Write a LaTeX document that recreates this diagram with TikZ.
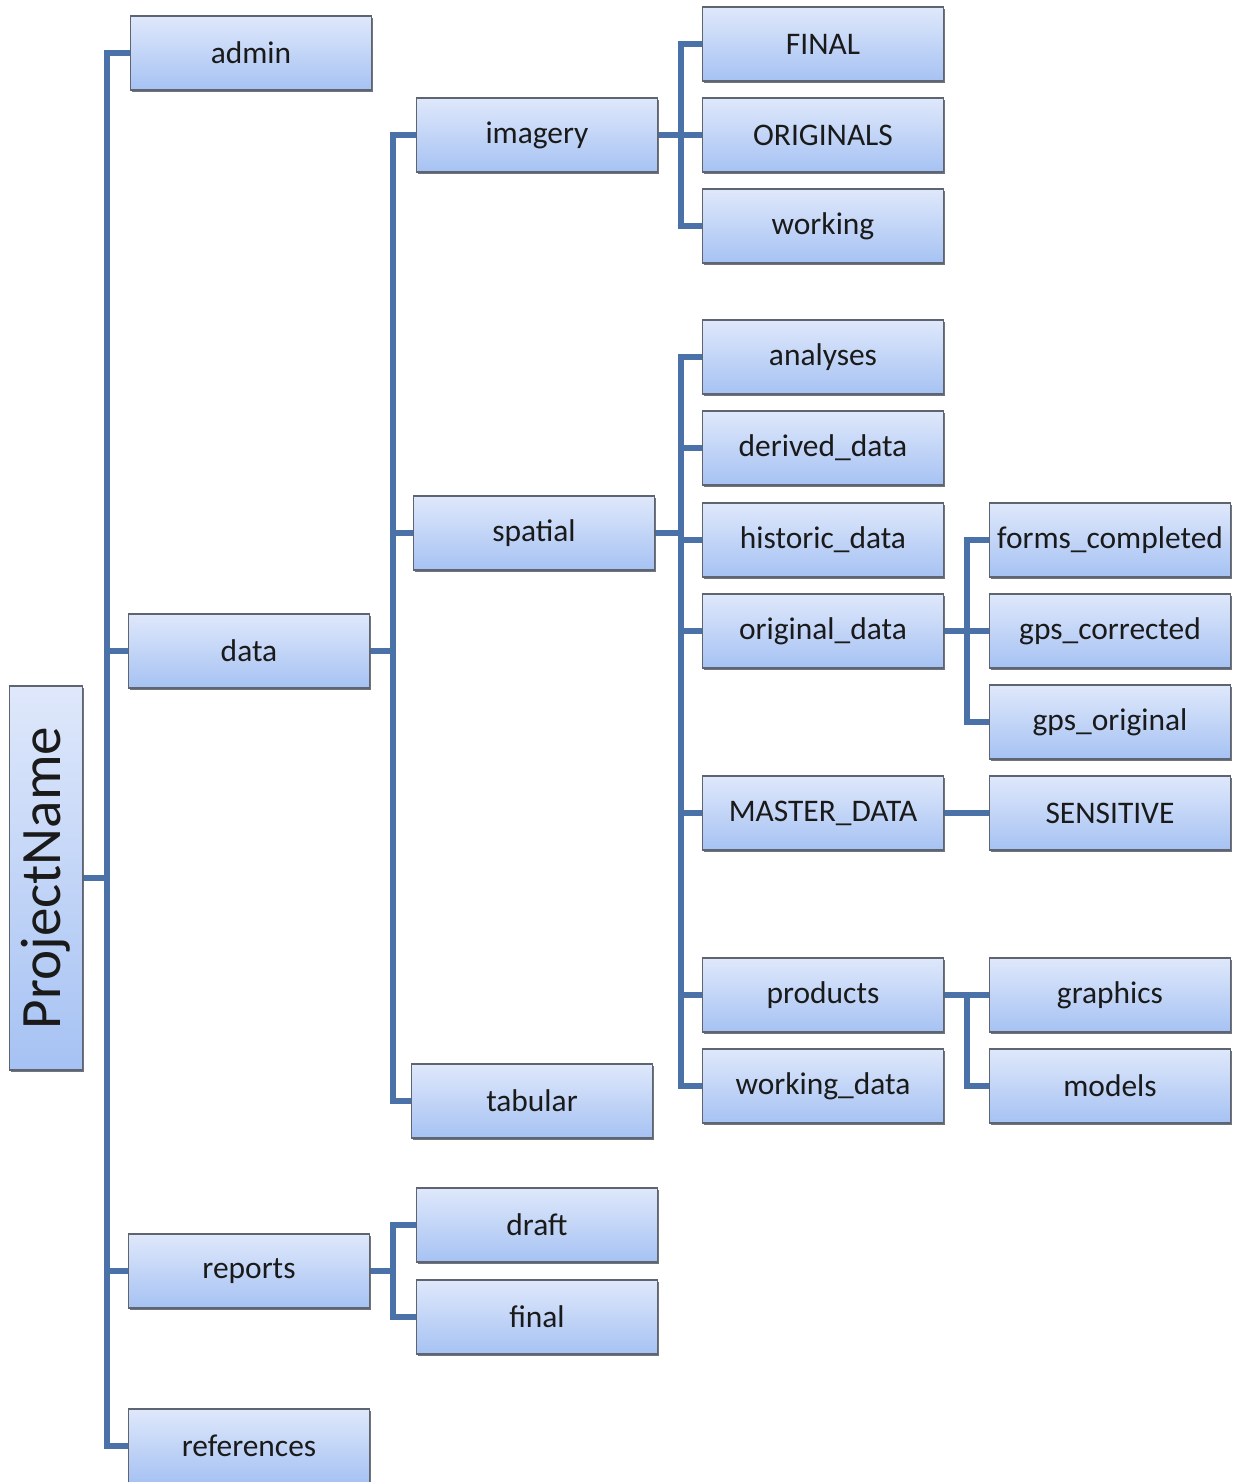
\documentclass[tikz,border=0pt]{standalone}
\usepackage{fontspec}
\setmainfont{Carlito}
\usetikzlibrary{shadows,backgrounds}
\definecolor{linec}{HTML}{4A72A8}
\definecolor{topc}{HTML}{DFE8FB}
\definecolor{botc}{HTML}{A6C2F3}
\definecolor{edgec}{HTML}{5F6570}
\definecolor{txt}{HTML}{1A1A1A}
\tikzset{
  folder/.style={rectangle, inner sep=0pt, minimum width=4.82cm, minimum height=1.48cm,
    top color=topc, bottom color=botc, draw=edgec, line width=0.7pt,
    drop shadow={shadow xshift=0.9pt, shadow yshift=-1.2pt, fill=edgec, opacity=0.9},
    font=\fontsize{17.9}{20}\selectfont, text=txt},
  rootbox/.style={folder, rotate=90, minimum width=7.68cm, minimum height=1.46cm,
    font=\fontsize{32.5}{36}\selectfont},
  conn/.style={draw=linec, line width=3.3pt, line cap=rect, line join=miter}
}
\begin{document}
\begin{tikzpicture}[x=0.02cm, y=-0.02cm]
\useasboundingbox (0,0) rectangle (1238,1482);
% nodes
\node[rootbox] (root) at (46,878) {ProjectName};
\node[folder] (admin) at (251,53) {admin};
\node[folder] (data) at (249,651) {data};
\node[folder] (reports) at (249,1271) {reports};
\node[folder] (references) at (249,1446) {references};
\node[folder] (imagery) at (537,135) {imagery};
\node[folder] (spatial) at (534,533) {spatial};
\node[folder] (tabular) at (532,1101) {tabular};
\node[folder] (draft) at (537,1225) {draft};
\node[folder] (final) at (537,1317) {final};
\node[folder] (FINAL) at (823,44) {FINAL};
\node[folder] (ORIG) at (823,135) {ORIGINALS};
\node[folder] (working) at (823,226) {working};
\node[folder] (analyses) at (823,357) {analyses};
\node[folder] (derived) at (823,448) {derived\_data};
\node[folder] (historic) at (823,540) {historic\_data};
\node[folder] (original) at (823,631) {original\_data};
\node[folder] (master) at (823,813) {MASTER\_DATA};
\node[folder] (products) at (823,995) {products};
\node[folder] (workingdata) at (823,1086) {working\_data};
\node[folder] (forms) at (1110,540) {forms\_completed};
\node[folder] (gpsc) at (1110,631) {gps\_corrected};
\node[folder] (gpso) at (1110,722) {gps\_original};
\node[folder] (sensitive) at (1110,813) {SENSITIVE};
\node[folder] (graphics) at (1110,995) {graphics};
\node[folder] (models) at (1110,1086) {models};
% trunk points
\coordinate (t0) at (107,878);
\coordinate (t1) at (393,651);
\coordinate (t2) at (393,1271);
\coordinate (t3) at (681,135);
\coordinate (t4) at (681,533);
\coordinate (t5) at (967,631);
\coordinate (t6) at (967,995);
% connectors under the boxes
\begin{scope}[on background layer]
\draw[conn] (root.south) -- (t0);
\draw[conn] (t0) |- (admin.west);
\draw[conn] (t0) |- (data.west);
\draw[conn] (t0) |- (reports.west);
\draw[conn] (t0) |- (references.west);
\draw[conn] (data.east) -- (t1);
\draw[conn] (t1) |- (imagery.west);
\draw[conn] (t1) |- (spatial.west);
\draw[conn] (t1) |- (tabular.west);
\draw[conn] (reports.east) -- (t2);
\draw[conn] (t2) |- (draft.west);
\draw[conn] (t2) |- (final.west);
\draw[conn] (imagery.east) -- (t3);
\draw[conn] (t3) |- (FINAL.west);
\draw[conn] (t3) |- (ORIG.west);
\draw[conn] (t3) |- (working.west);
\draw[conn] (spatial.east) -- (t4);
\draw[conn] (t4) |- (analyses.west);
\draw[conn] (t4) |- (derived.west);
\draw[conn] (t4) |- (historic.west);
\draw[conn] (t4) |- (original.west);
\draw[conn] (t4) |- (master.west);
\draw[conn] (t4) |- (products.west);
\draw[conn] (t4) |- (workingdata.west);
\draw[conn] (original.east) -- (t5);
\draw[conn] (t5) |- (forms.west);
\draw[conn] (t5) |- (gpsc.west);
\draw[conn] (t5) |- (gpso.west);
\draw[conn] (master.east) -- (sensitive.west);
\draw[conn] (products.east) -- (t6);
\draw[conn] (t6) |- (graphics.west);
\draw[conn] (t6) |- (models.west);
\end{scope}
\end{tikzpicture}
\end{document}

To be done.
Would you return the data exactly as written, without the pictures?

Complete output.
Write a LaTeX document that recreates this diagram with TikZ.
\documentclass[tikz,border=0pt]{standalone}
\usepackage{fontspec}
\setmainfont{Carlito}
\usetikzlibrary{shadows,backgrounds}
\definecolor{linec}{HTML}{4A72A8}
\definecolor{topc}{HTML}{DFE8FB}
\definecolor{botc}{HTML}{A6C2F3}
\definecolor{edgec}{HTML}{5F6570}
\definecolor{txt}{HTML}{1A1A1A}
\tikzset{
  folder/.style={rectangle, inner sep=0pt, minimum width=4.82cm, minimum height=1.48cm,
    top color=topc, bottom color=botc, draw=edgec, line width=0.7pt,
    drop shadow={shadow xshift=0.9pt, shadow yshift=-1.2pt, fill=edgec, opacity=0.9},
    font=\fontsize{17.9}{20}\selectfont, text=txt},
  rootbox/.style={folder, rotate=90, minimum width=7.68cm, minimum height=1.46cm,
    font=\fontsize{32.5}{36}\selectfont},
  conn/.style={draw=linec, line width=3.3pt, line cap=rect, line join=miter}
}
\begin{document}
\begin{tikzpicture}[x=0.02cm, y=-0.02cm]
\useasboundingbox (0,0) rectangle (1238,1482);
% nodes
\node[rootbox] (root) at (46,878) {ProjectName};
\node[folder] (admin) at (251,53) {admin};
\node[folder] (data) at (249,651) {data};
\node[folder] (reports) at (249,1271) {reports};
\node[folder] (references) at (249,1446) {references};
\node[folder] (imagery) at (537,135) {imagery};
\node[folder] (spatial) at (534,533) {spatial};
\node[folder] (tabular) at (532,1101) {tabular};
\node[folder] (draft) at (537,1225) {draft};
\node[folder] (final) at (537,1317) {final};
\node[folder] (FINAL) at (823,44) {FINAL};
\node[folder] (ORIG) at (823,135) {ORIGINALS};
\node[folder] (working) at (823,226) {working};
\node[folder] (analyses) at (823,357) {analyses};
\node[folder] (derived) at (823,448) {derived\_data};
\node[folder] (historic) at (823,540) {historic\_data};
\node[folder] (original) at (823,631) {original\_data};
\node[folder] (master) at (823,813) {MASTER\_DATA};
\node[folder] (products) at (823,995) {products};
\node[folder] (workingdata) at (823,1086) {working\_data};
\node[folder] (forms) at (1110,540) {forms\_completed};
\node[folder] (gpsc) at (1110,631) {gps\_corrected};
\node[folder] (gpso) at (1110,722) {gps\_original};
\node[folder] (sensitive) at (1110,813) {SENSITIVE};
\node[folder] (graphics) at (1110,995) {graphics};
\node[folder] (models) at (1110,1086) {models};
% trunk points
\coordinate (t0) at (107,878);
\coordinate (t1) at (393,651);
\coordinate (t2) at (393,1271);
\coordinate (t3) at (681,135);
\coordinate (t4) at (681,533);
\coordinate (t5) at (967,631);
\coordinate (t6) at (967,995);
% connectors under the boxes
\begin{scope}[on background layer]
\draw[conn] (root.south) -- (t0);
\draw[conn] (t0) |- (admin.west);
\draw[conn] (t0) |- (data.west);
\draw[conn] (t0) |- (reports.west);
\draw[conn] (t0) |- (references.west);
\draw[conn] (data.east) -- (t1);
\draw[conn] (t1) |- (imagery.west);
\draw[conn] (t1) |- (spatial.west);
\draw[conn] (t1) |- (tabular.west);
\draw[conn] (reports.east) -- (t2);
\draw[conn] (t2) |- (draft.west);
\draw[conn] (t2) |- (final.west);
\draw[conn] (imagery.east) -- (t3);
\draw[conn] (t3) |- (FINAL.west);
\draw[conn] (t3) |- (ORIG.west);
\draw[conn] (t3) |- (working.west);
\draw[conn] (spatial.east) -- (t4);
\draw[conn] (t4) |- (analyses.west);
\draw[conn] (t4) |- (derived.west);
\draw[conn] (t4) |- (historic.west);
\draw[conn] (t4) |- (original.west);
\draw[conn] (t4) |- (master.west);
\draw[conn] (t4) |- (products.west);
\draw[conn] (t4) |- (workingdata.west);
\draw[conn] (original.east) -- (t5);
\draw[conn] (t5) |- (forms.west);
\draw[conn] (t5) |- (gpsc.west);
\draw[conn] (t5) |- (gpso.west);
\draw[conn] (master.east) -- (sensitive.west);
\draw[conn] (products.east) -- (t6);
\draw[conn] (t6) |- (graphics.west);
\draw[conn] (t6) |- (models.west);
\end{scope}
\end{tikzpicture}
\end{document}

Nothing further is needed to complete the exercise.